SAN DIEGO -- Giants manager Bruce Bochy was not surprised to learn that the Giants' six stolen bases Sunday tied the San Francisco-era franchise record.

"Yeah! Watch out!" he said, heavy on the sarcasm. "We're not that type of club, but we should be able to steal more bases. We're working on other ways to get runs across."

The Giants worked it to perfection in the 11th inning, scoring the tiebreaking run on a suicide squeeze for a 4-3 victory over the San Diego Padres. Emmanuel Burriss raced home on catcher Chris Stewart's bunt, enabling the Giants to dash out of Petco Park having won three of four.

As endings go, it sure beats penalty kicks.

Stewart made an impact in the bottom of the 11th, too. After Brian Wilson walked the first two batters, Stewart sprang from behind the plate to field Kyle Phillips' sacrifice-bunt try and throw on target to third. Pablo Sandoval, not satisfied to record one out, threw a bullet across the diamond to double up Phillips.

"A tiny momentum shift," said Wilson, also heavy on the sarcasm. "I'm never picky about how we win, and that was pretty phenomenal."

Wilson remarked that the six stolen bases are "not something I've seen us do very often." That's because the bearded wonder was a smooth-cheeked kindergartner on Sept. 8, 1987, the last time it happened. Kevin Mitchell stole three, Dave Henderson stole two, and Chris Speier had one against the Houston Astros.

And this time?had one of 'em," catcher Eli Whiteside said. "Well, I'll be damned."

It was a back-and-forth game, if not a classic. Or, as Bochy put it, "It's one of those games you look back and say, 'All's well that ends well.' We certainly made a couple mistakes out there."

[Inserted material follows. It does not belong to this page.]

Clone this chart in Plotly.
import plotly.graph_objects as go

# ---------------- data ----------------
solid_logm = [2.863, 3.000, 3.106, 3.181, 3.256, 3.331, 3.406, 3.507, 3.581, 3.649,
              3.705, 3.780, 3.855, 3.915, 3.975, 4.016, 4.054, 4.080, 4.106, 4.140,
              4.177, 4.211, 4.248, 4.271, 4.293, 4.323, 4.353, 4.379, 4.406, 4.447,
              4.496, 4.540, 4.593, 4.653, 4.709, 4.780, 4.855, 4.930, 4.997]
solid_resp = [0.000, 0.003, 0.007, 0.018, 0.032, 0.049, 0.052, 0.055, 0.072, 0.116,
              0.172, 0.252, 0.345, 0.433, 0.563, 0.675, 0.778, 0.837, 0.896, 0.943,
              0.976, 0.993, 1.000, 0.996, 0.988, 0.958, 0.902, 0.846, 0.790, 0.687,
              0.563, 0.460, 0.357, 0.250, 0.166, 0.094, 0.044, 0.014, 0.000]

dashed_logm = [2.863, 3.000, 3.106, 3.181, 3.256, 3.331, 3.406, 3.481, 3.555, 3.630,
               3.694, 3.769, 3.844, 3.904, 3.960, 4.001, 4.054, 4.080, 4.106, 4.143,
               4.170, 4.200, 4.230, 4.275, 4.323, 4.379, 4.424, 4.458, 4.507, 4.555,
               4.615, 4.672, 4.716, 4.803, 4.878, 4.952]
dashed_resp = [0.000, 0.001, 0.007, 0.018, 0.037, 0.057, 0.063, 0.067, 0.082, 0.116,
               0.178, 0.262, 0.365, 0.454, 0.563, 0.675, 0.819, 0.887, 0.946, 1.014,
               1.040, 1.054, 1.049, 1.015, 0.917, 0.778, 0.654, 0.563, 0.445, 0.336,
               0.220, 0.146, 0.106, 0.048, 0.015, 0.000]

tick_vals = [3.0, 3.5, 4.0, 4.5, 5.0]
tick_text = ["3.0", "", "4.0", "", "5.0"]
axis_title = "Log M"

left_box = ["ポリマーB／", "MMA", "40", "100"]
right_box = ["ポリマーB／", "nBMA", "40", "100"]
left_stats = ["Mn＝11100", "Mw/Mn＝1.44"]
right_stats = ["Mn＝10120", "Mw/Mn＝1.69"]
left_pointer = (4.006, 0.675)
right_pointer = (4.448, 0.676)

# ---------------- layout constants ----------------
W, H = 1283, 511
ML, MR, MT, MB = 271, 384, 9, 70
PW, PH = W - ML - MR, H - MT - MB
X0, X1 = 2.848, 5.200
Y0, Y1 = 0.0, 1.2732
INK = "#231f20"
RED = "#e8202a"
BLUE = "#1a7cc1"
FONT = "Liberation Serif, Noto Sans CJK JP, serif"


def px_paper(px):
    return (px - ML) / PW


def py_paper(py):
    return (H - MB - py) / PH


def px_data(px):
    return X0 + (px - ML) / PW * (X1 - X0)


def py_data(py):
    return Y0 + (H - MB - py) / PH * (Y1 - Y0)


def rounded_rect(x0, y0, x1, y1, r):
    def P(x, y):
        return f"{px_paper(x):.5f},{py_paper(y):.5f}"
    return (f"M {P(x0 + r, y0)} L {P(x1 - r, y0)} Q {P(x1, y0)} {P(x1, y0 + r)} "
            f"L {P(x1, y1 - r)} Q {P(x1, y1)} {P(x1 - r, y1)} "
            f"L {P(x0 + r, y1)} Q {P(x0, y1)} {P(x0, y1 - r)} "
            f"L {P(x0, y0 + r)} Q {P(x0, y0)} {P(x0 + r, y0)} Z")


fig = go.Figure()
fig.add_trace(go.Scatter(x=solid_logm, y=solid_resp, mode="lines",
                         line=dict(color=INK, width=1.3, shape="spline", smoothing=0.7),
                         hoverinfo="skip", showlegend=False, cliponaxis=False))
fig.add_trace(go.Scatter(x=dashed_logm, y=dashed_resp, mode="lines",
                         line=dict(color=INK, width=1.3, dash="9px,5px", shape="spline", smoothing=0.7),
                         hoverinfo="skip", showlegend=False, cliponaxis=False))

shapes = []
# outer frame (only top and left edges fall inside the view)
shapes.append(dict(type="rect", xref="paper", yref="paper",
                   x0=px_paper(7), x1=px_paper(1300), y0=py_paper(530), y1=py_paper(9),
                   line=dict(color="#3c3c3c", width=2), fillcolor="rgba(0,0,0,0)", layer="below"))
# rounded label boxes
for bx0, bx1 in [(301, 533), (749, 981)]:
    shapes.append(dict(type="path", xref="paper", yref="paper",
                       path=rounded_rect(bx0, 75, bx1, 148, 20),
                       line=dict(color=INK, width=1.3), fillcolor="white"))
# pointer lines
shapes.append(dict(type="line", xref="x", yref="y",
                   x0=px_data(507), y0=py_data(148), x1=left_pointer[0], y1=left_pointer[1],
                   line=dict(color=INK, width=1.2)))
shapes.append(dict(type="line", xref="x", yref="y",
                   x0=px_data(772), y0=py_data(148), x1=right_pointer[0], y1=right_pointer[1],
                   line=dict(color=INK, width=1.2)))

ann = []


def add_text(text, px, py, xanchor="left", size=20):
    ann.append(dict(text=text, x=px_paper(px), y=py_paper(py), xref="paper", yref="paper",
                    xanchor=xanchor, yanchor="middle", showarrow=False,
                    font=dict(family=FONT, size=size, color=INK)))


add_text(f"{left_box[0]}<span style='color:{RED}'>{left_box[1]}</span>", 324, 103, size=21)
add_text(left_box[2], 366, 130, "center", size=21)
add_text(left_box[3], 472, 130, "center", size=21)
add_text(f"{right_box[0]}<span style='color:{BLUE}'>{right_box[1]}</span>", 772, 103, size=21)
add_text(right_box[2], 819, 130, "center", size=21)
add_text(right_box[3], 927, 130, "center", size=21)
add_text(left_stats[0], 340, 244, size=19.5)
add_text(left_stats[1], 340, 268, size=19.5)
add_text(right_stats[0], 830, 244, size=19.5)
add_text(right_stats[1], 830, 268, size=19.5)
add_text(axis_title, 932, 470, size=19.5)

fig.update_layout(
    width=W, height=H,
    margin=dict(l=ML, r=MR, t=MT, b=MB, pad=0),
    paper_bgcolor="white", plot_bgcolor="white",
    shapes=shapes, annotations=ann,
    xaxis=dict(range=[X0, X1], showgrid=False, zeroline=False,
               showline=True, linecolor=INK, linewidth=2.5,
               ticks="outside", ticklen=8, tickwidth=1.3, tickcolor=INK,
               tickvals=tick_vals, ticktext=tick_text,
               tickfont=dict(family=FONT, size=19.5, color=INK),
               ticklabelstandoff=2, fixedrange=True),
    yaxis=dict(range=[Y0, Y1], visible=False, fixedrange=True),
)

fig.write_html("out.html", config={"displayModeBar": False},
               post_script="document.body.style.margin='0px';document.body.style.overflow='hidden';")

Whiteside made the biggest in the sixth inning as the Padres took a 3-2 lead on Orlando Hudson's two-run single. The rally began when Everth Cabrera struck out but reached first base on Matt Cain's pitch in the dirt that Whiteside secured. The catcher said he thought Cabrera foul-tipped the pitch, which is why he turned to show the baseball to plate umpire Marvin Hudson instead of throwing to first.

"We were helpless. We were yelling as loud as we could to throw to first base," Bochy said. "No question, you know how hard he would've taken this. He was really hard on himself when he realized what happened."

Said Whiteside: "It didn't end up the way it should have. I should've thrown it no matter what. That did hurt us, but I'm just glad it didn't cost us the game."

Whiteside took charge of his own redemption after reaching base in the seventh. He noted that Mat Latos, the heel of last year's N.L. West soap opera, was slow to the plate. So Whiteside stole second base and positioned himself to score the tying run on Andres Torres' single up the middle.

A half-dozen players mentioned it: The Padres play the thief and eke out runs all the time. Why can't the Giants do it, too?

"That was beautiful -- awesome to watch guys get those jumps," said Cain, who struck out nine in six innings. "It's something as an offense we could keep doing."

Burriss started the rally with a one-out single off Chad Qualls. The Padres, sensing the speedy infielder would run, pitched out on the 0-1 delivery to Stewart. It didn't matter. Burriss had the base stolen easily and went to third when Phillips' throw sailed into center field.

With the squeeze play an obvious call, the Padres pitched out again. But there was nothing on. With the count now 2-1, Bochy sprang the trap, and Stewart executed it perfectly.

"We had the right guy up there to get a bunt down, and we had speed at third," Bochy said. "At that point, it's a good play. If they pitch out, they've got you. If they don't, they can't defend it."

Nate Schierholtz and Burriss each stole two bases -- the first time all season a Giant had multiple steals in a game.